O que nós pretendemos é que as professoras se
apercebam que as pessoas não vão querer aprender o a,e,i,o,u se
isso não lhes disser nada. Pelo contrário, toda a gente vai ter
vontade de ver a história da sua vida escrita no quadro. E a partir daí
ir contando outras histórias e ensinando outras coisas. Um eclipse do
sol ou um acto eleitoral, por exemplo, podem constituir excelentes conteúdos
de alfabetização.
É o caso, por exemplo, de uma colega minha que trabalhava
numa favela do Rio de Janeiro, que sabendo do interesse dos meninos daquela
comunidade pelas actividades da escola de samba local lhes pediu para trazerem
os instrumentos de percussão para a aula. À medida que eles tocavam,
ela ia reproduzindo os sons no quadro negro e isso cativou-os.
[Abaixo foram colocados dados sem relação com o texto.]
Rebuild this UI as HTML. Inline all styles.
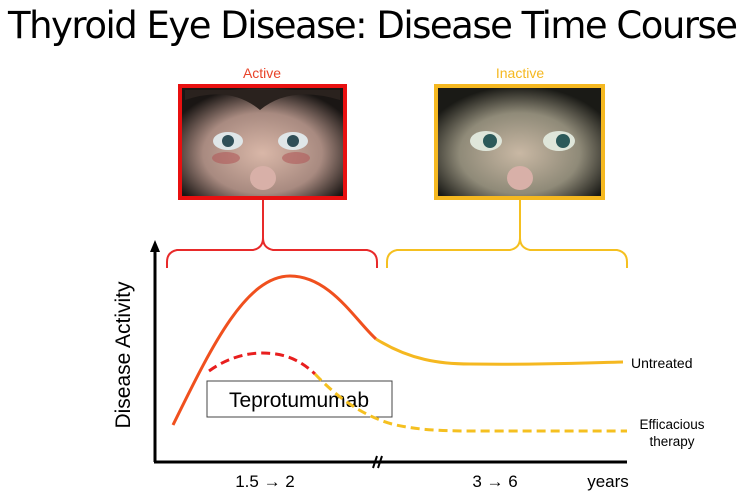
<!DOCTYPE html>
<html><head><meta charset="utf-8"><style>
body{margin:0;width:746px;height:499px;background:#fff;overflow:hidden;font-family:"Liberation Sans",sans-serif}
</style></head><body>
<svg width="746" height="499" viewBox="0 0 746 499" xmlns="http://www.w3.org/2000/svg">
<defs>
<radialGradient id="f1" cx="50%" cy="60%" r="60%"><stop offset="0" stop-color="#d9b7a8"/><stop offset="0.6" stop-color="#a88a80"/><stop offset="1" stop-color="#1a1614"/></radialGradient>
<radialGradient id="f2" cx="50%" cy="60%" r="60%"><stop offset="0" stop-color="#c9b8a4"/><stop offset="0.6" stop-color="#8f8a78"/><stop offset="1" stop-color="#1a1a16"/></radialGradient>
</defs>
<text x="373" y="38" font-size="37" text-anchor="middle" font-family="DejaVu Sans, sans-serif" textLength="730">Thyroid Eye Disease: Disease Time Course</text>
<text x="262" y="78" font-size="14" fill="#e8442a" text-anchor="middle">Active</text>
<text x="520" y="78" font-size="14" fill="#f5b820" text-anchor="middle">Inactive</text>
<rect x="180" y="86" width="165" height="112" fill="url(#f1)" stroke="#e81010" stroke-width="4"/>
<g fill="#dfe6e8"><ellipse cx="228" cy="141" rx="15" ry="9"/><ellipse cx="293" cy="141" rx="15" ry="9"/></g>
<g fill="#2f4f58"><circle cx="228" cy="141" r="6"/><circle cx="293" cy="141" r="6"/></g>
<g fill="#b05a5a" opacity="0.6"><ellipse cx="226" cy="158" rx="14" ry="6"/><ellipse cx="296" cy="158" rx="14" ry="6"/></g>
<ellipse cx="263" cy="178" rx="13" ry="12" fill="#d8b0a8"/>
<path d="M185 100 Q230 85 260 110 Q290 85 340 100 L340 90 L185 90Z" fill="#2a221e"/>
<rect x="436" y="86" width="167" height="112" fill="url(#f2)" stroke="#f5b820" stroke-width="4"/>
<g fill="#dfe6da"><ellipse cx="486" cy="141" rx="16" ry="10"/><ellipse cx="559" cy="141" rx="16" ry="10"/></g>
<g fill="#2c5a5a"><circle cx="490" cy="141" r="7"/><circle cx="563" cy="141" r="7"/></g>
<ellipse cx="520" cy="178" rx="13" ry="12" fill="#d8b0a8"/>
<path d="M263 200 V238 Q263 248 253 250 H177 Q167 252 167 262 V268 M263 238 Q263 248 273 250 H367 Q377 252 377 262 V268" fill="none" stroke="#e82a2a" stroke-width="2"/>
<path d="M520 200 V238 Q520 248 510 250 H397 Q387 252 387 262 V268 M520 238 Q520 248 530 250 H617 Q627 252 627 262 V268" fill="none" stroke="#f5c020" stroke-width="2"/>
<path d="M155 462 V248" stroke="#000" stroke-width="3"/>
<path d="M150 252 L155 240 L160 252Z" fill="#000"/>
<path d="M154 462 H627" stroke="#000" stroke-width="3"/>
<path d="M373 468 L377 456 M378 468 L382 456" stroke="#000" stroke-width="2"/>
<text transform="translate(130 355) rotate(-90)" font-size="21" text-anchor="middle">Disease Activity</text>
<path d="M173 425 C210 350 245 276 290 276 C330 276 355 320 376 339" fill="none" stroke="#f0501e" stroke-width="3"/>
<path d="M376 339 C410 360 440 364 470 364 C540 365 580 363 623 362" fill="none" stroke="#f5b820" stroke-width="3"/>
<path d="M209 371 C230 356 250 353 262 353 C285 353 300 360 315 374" fill="none" stroke="#e81e1e" stroke-width="3" stroke-dasharray="9 5"/>
<rect x="207" y="381" width="185" height="36" fill="#fff" stroke="#444" stroke-width="1"/>
<text x="299" y="407" font-size="21" text-anchor="middle">Teprotumumab</text>
<path d="M315 374 C335 395 360 415 392 424 C420 431 450 431 480 431 C560 431 600 431 627 431" fill="none" stroke="#f5c020" stroke-width="3" stroke-dasharray="9 5"/>
<text x="631" y="368" font-size="14">Untreated</text>
<text x="672" y="429" font-size="13.5" text-anchor="middle">Efficacious</text>
<text x="672" y="446" font-size="13.5" text-anchor="middle">therapy</text>
<text x="265" y="487" font-size="17" text-anchor="middle">1.5 → 2</text>
<text x="495" y="487" font-size="17" text-anchor="middle">3 → 6</text>
<text x="608" y="487" font-size="17" text-anchor="middle">years</text>
</svg>
</body></html>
A professora
tem de ser criativa e ter sensibilidade para saber quais os interesses dos meninos,
tentando transformá-los em conteúdos de alfabetização
numa perspectiva de potencialização, para que eles queiram saber
mais. E, dessa forma, conseguirem uma melhor integração na comunidade
e sentirem-se mais capazes de terem uma actuação política
na sua comunidade e na própria sociedade.